# COLLECTED MATERIAL start

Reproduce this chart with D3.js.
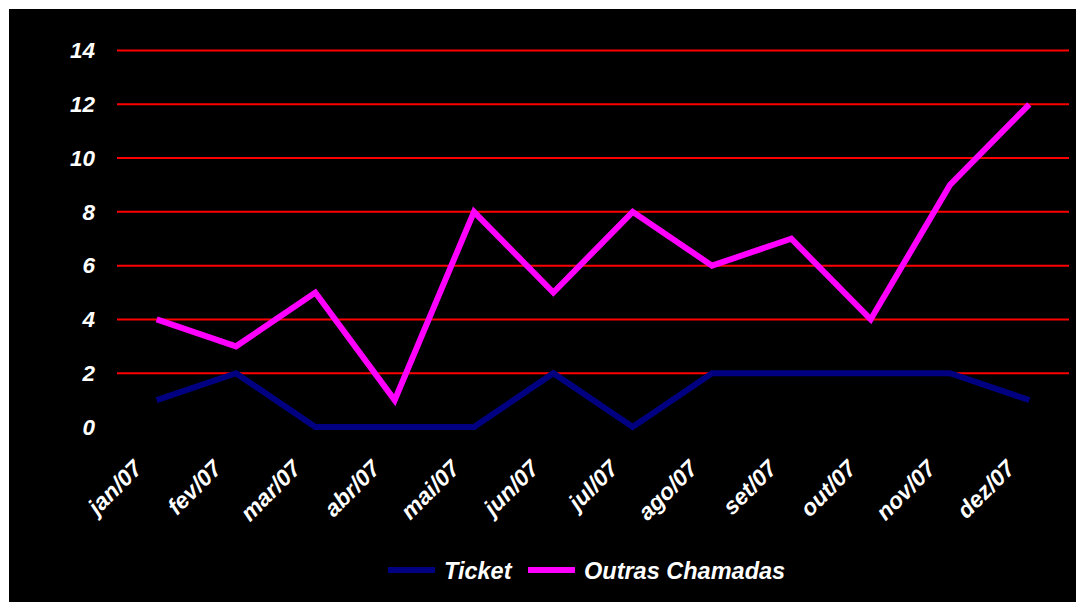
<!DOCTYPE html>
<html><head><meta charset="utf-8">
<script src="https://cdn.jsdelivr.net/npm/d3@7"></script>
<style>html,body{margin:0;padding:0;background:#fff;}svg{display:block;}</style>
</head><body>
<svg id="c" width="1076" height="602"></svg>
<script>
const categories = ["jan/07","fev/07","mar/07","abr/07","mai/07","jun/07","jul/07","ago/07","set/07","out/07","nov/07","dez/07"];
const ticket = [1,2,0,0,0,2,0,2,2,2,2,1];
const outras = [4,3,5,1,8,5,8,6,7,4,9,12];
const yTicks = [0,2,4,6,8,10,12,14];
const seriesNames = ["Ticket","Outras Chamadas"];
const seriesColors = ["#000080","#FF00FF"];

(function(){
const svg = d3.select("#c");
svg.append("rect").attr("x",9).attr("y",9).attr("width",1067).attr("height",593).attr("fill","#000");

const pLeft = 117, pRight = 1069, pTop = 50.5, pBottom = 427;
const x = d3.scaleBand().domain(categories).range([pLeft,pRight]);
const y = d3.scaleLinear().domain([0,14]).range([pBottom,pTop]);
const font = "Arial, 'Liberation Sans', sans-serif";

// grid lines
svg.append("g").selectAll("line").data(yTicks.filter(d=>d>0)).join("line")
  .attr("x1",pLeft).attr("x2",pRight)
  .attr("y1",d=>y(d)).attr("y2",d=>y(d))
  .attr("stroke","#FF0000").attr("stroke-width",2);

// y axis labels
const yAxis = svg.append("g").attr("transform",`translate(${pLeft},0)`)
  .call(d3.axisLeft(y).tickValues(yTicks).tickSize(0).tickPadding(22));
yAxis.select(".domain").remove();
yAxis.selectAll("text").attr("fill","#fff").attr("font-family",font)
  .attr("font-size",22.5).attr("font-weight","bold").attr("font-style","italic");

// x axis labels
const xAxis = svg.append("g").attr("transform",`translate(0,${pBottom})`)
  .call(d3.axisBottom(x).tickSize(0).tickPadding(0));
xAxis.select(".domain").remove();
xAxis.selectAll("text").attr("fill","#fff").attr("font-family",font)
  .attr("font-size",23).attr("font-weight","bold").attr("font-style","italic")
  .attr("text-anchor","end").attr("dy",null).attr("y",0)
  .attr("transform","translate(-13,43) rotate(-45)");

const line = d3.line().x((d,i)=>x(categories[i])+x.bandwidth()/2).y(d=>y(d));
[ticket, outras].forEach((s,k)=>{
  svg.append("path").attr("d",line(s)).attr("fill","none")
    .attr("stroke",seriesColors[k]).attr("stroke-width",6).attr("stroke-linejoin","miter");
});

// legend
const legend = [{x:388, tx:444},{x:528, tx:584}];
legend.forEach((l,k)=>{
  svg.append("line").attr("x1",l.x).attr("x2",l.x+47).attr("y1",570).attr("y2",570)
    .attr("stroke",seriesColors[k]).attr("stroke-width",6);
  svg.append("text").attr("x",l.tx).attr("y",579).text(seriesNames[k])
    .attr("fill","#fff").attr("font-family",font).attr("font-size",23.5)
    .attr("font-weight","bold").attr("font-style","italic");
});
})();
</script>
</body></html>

# COLLECTED MATERIAL end

PROBLEM TO WORK ON >> Copy the listing exactly. Any image in it stays out of the copy.

THE RESULT >>
Reproduce this chart with D3.js.
<!DOCTYPE html>
<html><head><meta charset="utf-8">
<script src="https://cdn.jsdelivr.net/npm/d3@7"></script>
<style>html,body{margin:0;padding:0;background:#fff;}svg{display:block;}</style>
</head><body>
<svg id="c" width="1076" height="602"></svg>
<script>
const categories = ["jan/07","fev/07","mar/07","abr/07","mai/07","jun/07","jul/07","ago/07","set/07","out/07","nov/07","dez/07"];
const ticket = [1,2,0,0,0,2,0,2,2,2,2,1];
const outras = [4,3,5,1,8,5,8,6,7,4,9,12];
const yTicks = [0,2,4,6,8,10,12,14];
const seriesNames = ["Ticket","Outras Chamadas"];
const seriesColors = ["#000080","#FF00FF"];

(function(){
const svg = d3.select("#c");
svg.append("rect").attr("x",9).attr("y",9).attr("width",1067).attr("height",593).attr("fill","#000");

const pLeft = 117, pRight = 1069, pTop = 50.5, pBottom = 427;
const x = d3.scaleBand().domain(categories).range([pLeft,pRight]);
const y = d3.scaleLinear().domain([0,14]).range([pBottom,pTop]);
const font = "Arial, 'Liberation Sans', sans-serif";

// grid lines
svg.append("g").selectAll("line").data(yTicks.filter(d=>d>0)).join("line")
  .attr("x1",pLeft).attr("x2",pRight)
  .attr("y1",d=>y(d)).attr("y2",d=>y(d))
  .attr("stroke","#FF0000").attr("stroke-width",2);

// y axis labels
const yAxis = svg.append("g").attr("transform",`translate(${pLeft},0)`)
  .call(d3.axisLeft(y).tickValues(yTicks).tickSize(0).tickPadding(22));
yAxis.select(".domain").remove();
yAxis.selectAll("text").attr("fill","#fff").attr("font-family",font)
  .attr("font-size",22.5).attr("font-weight","bold").attr("font-style","italic");

// x axis labels
const xAxis = svg.append("g").attr("transform",`translate(0,${pBottom})`)
  .call(d3.axisBottom(x).tickSize(0).tickPadding(0));
xAxis.select(".domain").remove();
xAxis.selectAll("text").attr("fill","#fff").attr("font-family",font)
  .attr("font-size",23).attr("font-weight","bold").attr("font-style","italic")
  .attr("text-anchor","end").attr("dy",null).attr("y",0)
  .attr("transform","translate(-13,43) rotate(-45)");

const line = d3.line().x((d,i)=>x(categories[i])+x.bandwidth()/2).y(d=>y(d));
[ticket, outras].forEach((s,k)=>{
  svg.append("path").attr("d",line(s)).attr("fill","none")
    .attr("stroke",seriesColors[k]).attr("stroke-width",6).attr("stroke-linejoin","miter");
});

// legend
const legend = [{x:388, tx:444},{x:528, tx:584}];
legend.forEach((l,k)=>{
  svg.append("line").attr("x1",l.x).attr("x2",l.x+47).attr("y1",570).attr("y2",570)
    .attr("stroke",seriesColors[k]).attr("stroke-width",6);
  svg.append("text").attr("x",l.tx).attr("y",579).text(seriesNames[k])
    .attr("fill","#fff").attr("font-family",font).attr("font-size",23.5)
    .attr("font-weight","bold").attr("font-style","italic");
});
})();
</script>
</body></html>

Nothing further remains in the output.